Ai miei tempi circolava la storia di un giovane, un tal Sandro, che aveva deciso di andare in Svizzera a lavorare.
Il giorno della partenza la mamma con le lacrime agli occhi gli aveva raccomandato: «Sta’ attento alle cattive compagnie». Al che il papà, sorridendo sotto i baffi, le aveva suggerito: «Maria, sarebbe piuttosto il caso di dire alle cattive compagnie che stiano attente a Sandro».
Molti anni dopo quell’episodio e più o meno nella stessa zona, un ragazzo di nome Alessandro è redarguito da un professore della scuola media per i suoi continui comportamenti da bullo nei confronti dei compagni.
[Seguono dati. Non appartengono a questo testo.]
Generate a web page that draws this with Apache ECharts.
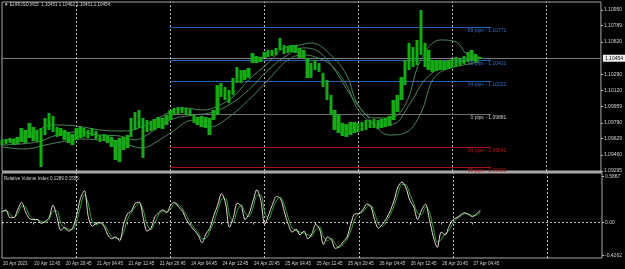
<!DOCTYPE html>
<html><head><meta charset="utf-8">
<script src="https://cdn.jsdelivr.net/npm/echarts@6/dist/echarts.min.js"></script>
<style>html,body{margin:0;padding:0;background:#000;overflow:hidden}#c{width:625px;height:269px}</style>
</head><body><div id="c"></div>
<script>
// ---- data ----
const tickLabels = ['20 Apr 2023','20 Apr 12:45','20 Apr 20:45','21 Apr 04:45','21 Apr 12:45','21 Apr 20:45','24 Apr 04:45','24 Apr 12:45','24 Apr 20:45','25 Apr 04:45','25 Apr 12:45','25 Apr 20:45','26 Apr 04:45','26 Apr 12:45','26 Apr 20:45','27 Apr 04:45'];
const slotCount = 154;
const priceHigh = [1.09614,1.09624,1.09634,1.09624,1.09645,1.09737,1.09717,1.09789,1.09747,1.09717,
1.09737,1.09840,1.09891,1.09861,1.09747,1.09737,1.09717,1.09696,1.09675,1.09737,
1.09747,1.09737,1.09717,1.09737,1.09706,1.09665,1.09675,1.09665,1.09645,1.09614,
1.09634,1.09645,1.09665,1.09840,1.09902,1.09922,1.09840,1.09819,1.09809,1.09830,
1.09850,1.09840,1.09871,1.09922,1.09943,1.09953,1.09953,1.09943,1.09932,1.09871,
1.09850,1.09861,1.09850,1.09840,1.09922,1.10179,1.10200,1.10159,1.10128,1.10251,
1.10364,1.10333,1.10333,1.10354,1.10508,1.10477,1.10467,1.10518,1.10539,1.10539,
1.10560,1.10662,1.10590,1.10580,1.10590,1.10590,1.10560,1.10539,1.10457,1.10405,
1.10436,1.10405,1.10303,1.10231,1.10077,1.09922,1.09871,1.09789,1.09778,1.09799,
1.09799,1.09789,1.09799,1.09819,1.09819,1.09830,1.09819,1.09830,1.09840,1.09861,
1.10025,1.10077,1.10261,1.10436,1.10611,1.10570,1.10642,1.10950,1.10611,1.10539,
1.10436,1.10436,1.10436,1.10426,1.10436,1.10446,1.10467,1.10457,1.10477,1.10518,
1.10539,1.10498,1.10467];
const priceLow = [1.09562,1.09573,1.09583,1.09562,1.09573,1.09593,1.09583,1.09634,1.09603,1.09593,
1.09336,1.09665,1.09717,1.09696,1.09645,1.09655,1.09614,1.09583,1.09562,1.09614,
1.09634,1.09645,1.09634,1.09655,1.09624,1.09593,1.09603,1.09583,1.09542,1.09408,
1.09388,1.09511,1.09531,1.09645,1.09717,1.09737,1.09429,1.09696,1.09706,1.09717,
1.09737,1.09727,1.09768,1.09819,1.09871,1.09881,1.09891,1.09871,1.09861,1.09789,
1.09768,1.09747,1.09737,1.09665,1.09819,1.09871,1.10056,1.10025,1.09994,1.10077,
1.10200,1.10200,1.10231,1.10251,1.10405,1.10405,1.10416,1.10457,1.10467,1.10477,
1.10488,1.10539,1.10498,1.10508,1.10518,1.10508,1.10457,1.10457,1.10251,1.10251,
1.10333,1.10313,1.10159,1.10025,1.09871,1.09717,1.09686,1.09655,1.09645,1.09665,
1.09686,1.09696,1.09706,1.09717,1.09737,1.09737,1.09727,1.09737,1.09747,1.09758,
1.09819,1.09902,1.10025,1.10179,1.10333,1.10364,1.10385,1.10488,1.10364,1.10333,
1.10313,1.10323,1.10333,1.10333,1.10344,1.10354,1.10364,1.10375,1.10395,1.10416,
1.10436,1.10416,1.10446];
const maUpper = [[0,1.09614],[6,1.09645],[13,1.09768],[19,1.09758],[25,1.09717],[31,1.09706],[35,1.09737],[39,1.09819],[43,1.09902],[47,1.09943],[51,1.09922],[54,1.09943],[59,1.10056],[63,1.10231],[68,1.10405],[72,1.10560],[76,1.10590],[79,1.10611],[84,1.10488],[88,1.10282],[91,1.09974],[95,1.09840],[99,1.09840],[103,1.09974],[107,1.10436],[112,1.10642],[116,1.10621],[119,1.10488],[122,1.10467]];
const maMiddle = [[0,1.09562],[9,1.09593],[14,1.09665],[19,1.09696],[25,1.09665],[30,1.09655],[34,1.09614],[37,1.09665],[43,1.09819],[49,1.09871],[53,1.09891],[58,1.09974],[63,1.10128],[68,1.10333],[73,1.10488],[77,1.10560],[81,1.10518],[85,1.10333],[89,1.10077],[93,1.09871],[96,1.09768],[100,1.09778],[104,1.09974],[108,1.10231],[112,1.10354],[117,1.10416],[122,1.10436]];
const maLower = [[0,1.09542],[6,1.09521],[11,1.09562],[15,1.09593],[20,1.09624],[25,1.09614],[30,1.09593],[34,1.09542],[36,1.09531],[39,1.09583],[43,1.09686],[49,1.09819],[53,1.09747],[58,1.09850],[63,1.10025],[68,1.10231],[73,1.10436],[77,1.10488],[80,1.10467],[84,1.10385],[88,1.10179],[91,1.09922],[95,1.09768],[99,1.09665],[103,1.09686],[107,1.09891],[110,1.10231],[113,1.10333],[118,1.10385],[122,1.10416]];
const rviMain = [0.136,0.161,0.062,0.062,0.161,0.259,0.136,0.049,0.037,0.037,
-0.012,0.012,0.062,0.222,0.074,-0.099,-0.062,-0.111,-0.074,0.086,
0.309,0.408,0.074,-0.049,-0.012,0.000,-0.049,-0.161,-0.210,-0.185,
-0.235,-0.025,0.111,0.148,0.247,0.259,0.062,-0.111,-0.074,0.074,
0.124,0.161,0.124,0.222,0.259,0.198,0.148,0.037,-0.037,-0.099,
-0.161,-0.259,-0.148,-0.074,0.086,0.222,0.371,0.247,-0.062,0.062,
0.247,0.210,0.037,0.111,0.272,0.420,0.284,-0.025,0.099,0.235,
0.333,0.309,0.136,-0.025,-0.124,-0.086,-0.161,-0.111,-0.210,-0.148,
-0.025,-0.086,-0.284,-0.185,-0.222,-0.333,-0.309,-0.247,-0.185,-0.012,
0.111,0.111,0.161,0.235,0.210,0.037,-0.074,-0.025,0.049,0.148,
0.284,0.457,0.519,0.445,0.284,0.198,0.037,0.161,0.235,0.037,
-0.185,-0.321,-0.124,-0.161,-0.049,0.037,0.062,0.099,0.124,0.099,
0.074,0.111,0.156];
const rviSignal = [0.136,0.148,0.111,0.062,0.111,0.210,0.198,0.093,0.043,0.037,
0.012,0.000,0.037,0.142,0.148,-0.012,-0.080,-0.086,-0.093,0.006,
0.198,0.358,0.241,0.012,-0.031,-0.006,-0.025,-0.105,-0.185,-0.198,
-0.210,-0.130,0.043,0.130,0.198,0.253,0.160,-0.025,-0.093,0.000,
0.099,0.142,0.142,0.173,0.241,0.228,0.173,0.093,0.000,-0.068,
-0.130,-0.210,-0.204,-0.111,0.006,0.154,0.296,0.309,0.093,0.000,
0.154,0.228,0.124,0.074,0.191,0.346,0.352,0.130,0.037,0.167,
0.284,0.321,0.222,0.056,-0.074,-0.105,-0.124,-0.136,-0.160,-0.179,
-0.086,-0.056,-0.185,-0.235,-0.204,-0.278,-0.321,-0.278,-0.216,-0.099,
0.049,0.111,0.136,0.198,0.222,0.124,-0.019,-0.049,0.012,0.099,
0.216,0.370,0.488,0.482,0.364,0.241,0.117,0.099,0.198,0.136,
-0.074,-0.253,-0.222,-0.142,-0.105,-0.006,0.049,0.080,0.111,0.111,
0.086,0.093,0.129];
const fibLevels = [1.10771,1.10431,1.10221,1.09881,1.09541,1.09331];
const fibPips = [89,55,34,0,34,55];
const fibKinds = ['up','up','up','zero','down','down'];
const fibStartSlot = 43, fibEndSlot = 125;
const priceAxisLabels = [1.10950,1.10789,1.10620,1.10290,1.10120,1.09959,1.09790,1.09629,1.09460,1.09295];
const rviAxisLabels = [0.5867,0,-0.4262];
const lastPrice = 1.10454;
const headerText = 'EURUSD,M15  1.10451 1.10462 1.10451 1.10454';
const rviTitle = 'Relative Volume Index 0.1289 0.1556';
const gridSlots = [19,43,67,91,115,139];

// ---- chart ----
const FONT = 'Liberation Sans';
const TXT = '#d2d2d2';
const categories = Array.from({length: slotCount}, (_, i) => String(i));
const showTick = i => i % 8 === 0 && (i / 8) < tickLabels.length;
const fibColor = {up:'#1f62b4', zero:'#6f6f6f', down:'#a51414'};
const fibText = {up:'#2c6fc4', zero:'#c8c8c8', down:'#c01818'};
const dotted = {color:'#bdbdbd', type:[2,2], width:1};
const vgrid = gridSlots.map(s => ({xAxis: s, lineStyle:dotted, label:{show:false}}));
const fibLines = fibLevels.map((v, i) => [
  {coord:[fibStartSlot, v], lineStyle:{color:fibColor[fibKinds[i]], width:1, type:'solid'},
   label:{show:true, position:'insideEndBottom', distance:1, offset:[16,0], color:fibText[fibKinds[i]], fontSize:5, fontFamily:FONT,
     formatter: fibPips[i] + ' pips - ' + v.toFixed(5)}},
  {coord:[fibEndSlot, v]}
]);
const chart = echarts.init(document.getElementById('c'), null, {renderer:'canvas'});
chart.setOption({
  backgroundColor:'#000',
  animation:false,
  grid:[
    {left:2, right:23, top:2, height:169, show:true, borderColor:'#a8a8a8', borderWidth:1, containLabel:false},
    {left:2, right:23, top:173, height:85, show:true, borderColor:'#a8a8a8', borderWidth:1, containLabel:false}
  ],
  xAxis:[
    {type:'category', gridIndex:0, data:categories, boundaryGap:false, axisLine:{show:false}, axisTick:{show:false}, axisLabel:{show:false}, splitLine:{show:false}},
    {type:'category', gridIndex:1, data:categories, boundaryGap:false, axisLine:{show:false},
     axisTick:{show:true, interval:(i)=>showTick(i), length:2, lineStyle:{color:'#bdbdbd'}},
     axisLabel:{show:true, interval:(i)=>showTick(i), formatter:(v, i)=>showTick(i) ? tickLabels[i/8] : '', color:TXT, fontSize:4.5, fontFamily:FONT, align:'left', margin:3, padding:[0,0,0,1]},
     splitLine:{show:false}}
  ],
  yAxis:[
    {type:'value', gridIndex:0, position:'right', min:1.09295, max:1.11032, splitLine:{show:false}, axisLine:{show:false},
     axisTick:{show:true, customValues:priceAxisLabels, length:2, lineStyle:{color:'#bdbdbd'}},
     axisLabel:{show:true, customValues:priceAxisLabels, formatter:v=>v.toFixed(5), color:TXT, fontSize:5, fontFamily:FONT, margin:3}},
    {type:'value', gridIndex:1, position:'right', min:-0.456, max:0.634, splitLine:{show:false}, axisLine:{show:false},
     axisTick:{show:true, customValues:rviAxisLabels, length:2, lineStyle:{color:'#bdbdbd'}},
     axisLabel:{show:true, customValues:rviAxisLabels, formatter:v=>v===0?'0.00':v.toFixed(4), color:TXT, fontSize:5, fontFamily:FONT, margin:3}}
  ],
  series:[
    {type:'line', xAxisIndex:0, yAxisIndex:0, data:maUpper, smooth:0.4, symbol:'none', lineStyle:{color:'#4d8458', width:1}, z:2,
     markLine:{silent:true, symbol:'none', animation:false, z:1, precision:5,
       data:[{yAxis:lastPrice, lineStyle:{color:'#7c7c7c', width:1, type:'solid'},
          label:{show:true, position:'end', distance:2, formatter:lastPrice.toFixed(5), color:'#000', backgroundColor:'#f0f0f0', padding:[1,2,1,2], fontSize:5, fontFamily:FONT}}]}},
    {type:'line', xAxisIndex:0, yAxisIndex:0, data:maMiddle, smooth:0.4, symbol:'none', lineStyle:{color:'#4d8458', width:1}, z:2,
     markLine:{silent:true, symbol:'none', animation:false, z:1, precision:5, data:[...vgrid, ...fibLines]}},
    {type:'line', xAxisIndex:0, yAxisIndex:0, data:maLower, smooth:0.4, symbol:'none', lineStyle:{color:'#4d8458', width:1}, z:2},
    {type:'candlestick', xAxisIndex:0, yAxisIndex:0, barWidth:4,
     data: priceHigh.map((h, i) => [priceLow[i], h, priceLow[i], h]),
     itemStyle:{color:'#16aa16', color0:'#16aa16', borderColor:'#16aa16', borderColor0:'#16aa16', borderWidth:0}, z:3},
    {type:'line', xAxisIndex:1, yAxisIndex:1, data:rviSignal, smooth:0.3, symbol:'none', lineStyle:{color:'#3aa03a', width:1}, z:3,
     markLine:{silent:true, symbol:'none', animation:false, z:1, precision:5,
       data:[...gridSlots.map(s => ({xAxis:s, lineStyle:dotted, label:{show:false}})),
         {yAxis:0, lineStyle:dotted, label:{show:false}}]}},
    {type:'line', xAxisIndex:1, yAxisIndex:1, data:rviMain, smooth:0.3, symbol:'none', lineStyle:{color:'#e8dcd6', width:1}, z:4}
  ],
  graphic:[
    {type:'rect', shape:{x:2, y:171, width:600, height:2}, style:{fill:'#a8a8a8'}, silent:true},
    {type:'text', left:4, top:2, style:{text:'\u25BC ' + headerText, fill:TXT, font:'4.5px "Liberation Sans"'}},
    {type:'text', left:4, top:176, style:{text:rviTitle, fill:TXT, font:'4.5px "Liberation Sans"'}}
  ]
});
</script></body></html>
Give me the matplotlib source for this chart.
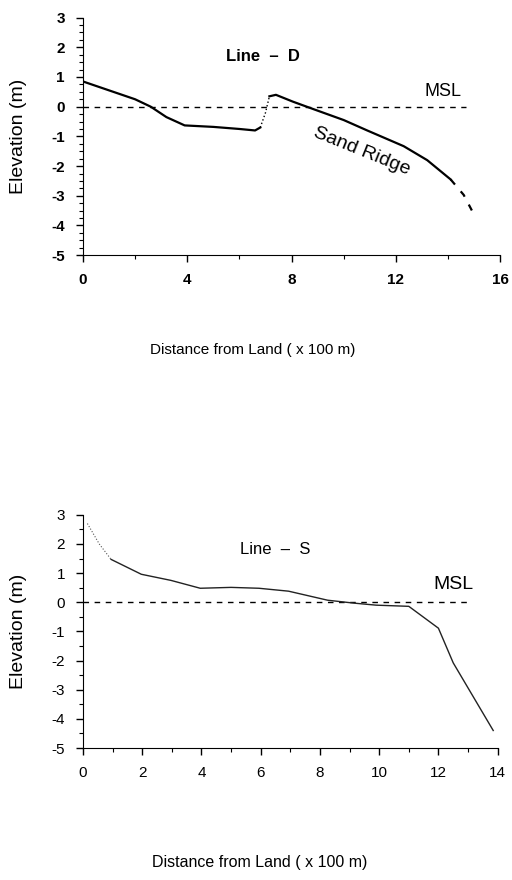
import numpy as np
import matplotlib
matplotlib.use("Agg")
import matplotlib.pyplot as plt
from matplotlib.ticker import MultipleLocator

plt.rcParams['font.family'] = ['Liberation Sans', 'DejaVu Sans']
plt.rcParams['axes.unicode_minus'] = False

# ------------ Data ---------------
# Line D profile (distance x100 m, elevation m)
d_land_x = [0.0, 1.0, 2.0, 2.6, 3.2, 3.9, 5.0, 6.0, 6.6, 6.8]
d_land_y = [0.85, 0.55, 0.25, 0.0, -0.35, -0.63, -0.68, -0.75, -0.8, -0.7]
d_gap_x = [6.8, 7.0, 7.15]
d_gap_y = [-0.7, -0.2, 0.35]
d_ridge_x = [7.15, 7.4, 8.05, 8.8, 10.0, 10.9, 12.3, 13.2, 14.1]
d_ridge_y = [0.35, 0.4, 0.17, -0.07, -0.45, -0.8, -1.33, -1.8, -2.45]
d_tail_x = [14.1, 14.6, 15.0]
d_tail_y = [-2.45, -2.97, -3.64]

# Line S profile
s_top_x = [0.15, 0.55, 0.95]
s_top_y = [2.7, 2.0, 1.47]
s_x = [0.95, 1.97, 2.97, 3.96, 5.0, 5.94, 6.94, 8.26, 9.15, 9.9, 11.0, 12.0, 12.5, 13.85]
s_y = [1.47, 0.96, 0.75, 0.48, 0.51, 0.48, 0.38, 0.07, -0.03, -0.1, -0.14, -0.89, -2.08, -4.4]

d_xticks = [0, 4, 8, 12, 16]
s_xticks = [0, 2, 4, 6, 8, 10, 12, 14]
yticks = [3, 2, 1, 0, -1, -2, -3, -4, -5]

# ------------ Plot ---------------
fig = plt.figure(figsize=(5.12, 8.8), dpi=100)
ax1 = fig.add_axes([0.162, 0.710, 0.815, 0.270])
ax2 = fig.add_axes([0.162, 0.150, 0.810, 0.265])

def style(ax, xmax, xticks, xminor, yminor, bold, labx):
	for s in ['top', 'right']:
		ax.spines[s].set_visible(False)
	ax.set_xlim(0, xmax)
	ax.set_ylim(-5, 3)
	ax.set_xticks(xticks)
	ax.set_yticks(yticks)
	ax.xaxis.set_minor_locator(MultipleLocator(xminor))
	ax.yaxis.set_minor_locator(MultipleLocator(yminor))
	ax.tick_params(which='major', direction='out', length=5, width=1, pad=8)
	ax.tick_params(which='minor', direction='out', length=3, width=0.8)
	w = 'bold' if bold else 'normal'
	for lab in ax.get_xticklabels() + ax.get_yticklabels():
		lab.set_fontsize(11)
		lab.set_fontweight(w)
	ax.set_ylabel('Elevation (m)', fontsize=14)
	ax.yaxis.set_label_coords(labx, 0.5)

# Line D
ax1.plot([0, 14.7], [0, 0], color='k', lw=1, ls=(0, (4, 4)))
ax1.plot(d_land_x, d_land_y, color='k', lw=1.6)
ax1.plot(d_gap_x, d_gap_y, color='k', lw=1.0, ls=':')
ax1.plot(d_ridge_x, d_ridge_y, color='k', lw=1.6)
ax1.plot(d_tail_x, d_tail_y, color='k', lw=1.6, ls=(0, (3, 4)))
ax1.text(6.9, 1.7, 'Line  –  D', fontsize=12, fontweight='bold', ha='center', va='center')
ax1.text(13.8, 0.5, 'MSL', fontsize=13, ha='center', va='center')
ax1.text(10.7, -1.5, 'Sand Ridge', fontsize=14, ha='center', va='center', rotation=-22)
style(ax1, 16, d_xticks, 2, 0.25, True, -0.134)

# Line S
ax2.plot([0, 13.1], [0, 0], color='k', lw=1, ls=(0, (4, 4)))
ax2.plot(s_top_x, s_top_y, color='#555555', lw=0.8, ls=':')
ax2.plot(s_x, s_y, color='#222222', lw=1.0)
ax2.text(6.5, 1.8, 'Line  –  S', fontsize=12, ha='center', va='center')
ax2.text(12.5, 0.6, 'MSL', fontsize=14, ha='center', va='center')
style(ax2, 14, s_xticks, 1, 0.5, False, -0.136)

fig.text(0.494, 1 - 350 / 880, 'Distance from Land ( x 100 m)', fontsize=11, ha='center', va='center')
fig.text(0.508, 1 - 862 / 880, 'Distance from Land ( x 100 m)', fontsize=11.5, ha='center', va='center')

fig.savefig('out.png', dpi=100)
I genitori dell’alunno si presentano il giorno dopo nell’ufficio della preside e inveiscono contro di lei minacciando ritorsioni nel caso il docente insista a «bullizzare» il loro figlio e fanno partire una diffida nei suoi confronti.
Forse un tempo i metodi educativi non erano raffinati come oggi, ma se i genitori di Sandro avevano capito che voler bene e dire la verità sono la stessa cosa, quelli di Alessandro non prendono neppure in considerazione che la verità sia parte essenziale non solo dell’educazione, ma anche del voler bene.
Eppure già 1500 anni fa anni fa S. Agostino diceva che la carità dev’essere vera e la verità dev’essere cara… in altre parole che la verità e l’affetto non possono fare a meno l’uno dell’altra e che solo la loro unione e interazione è garanzia di amore autentico.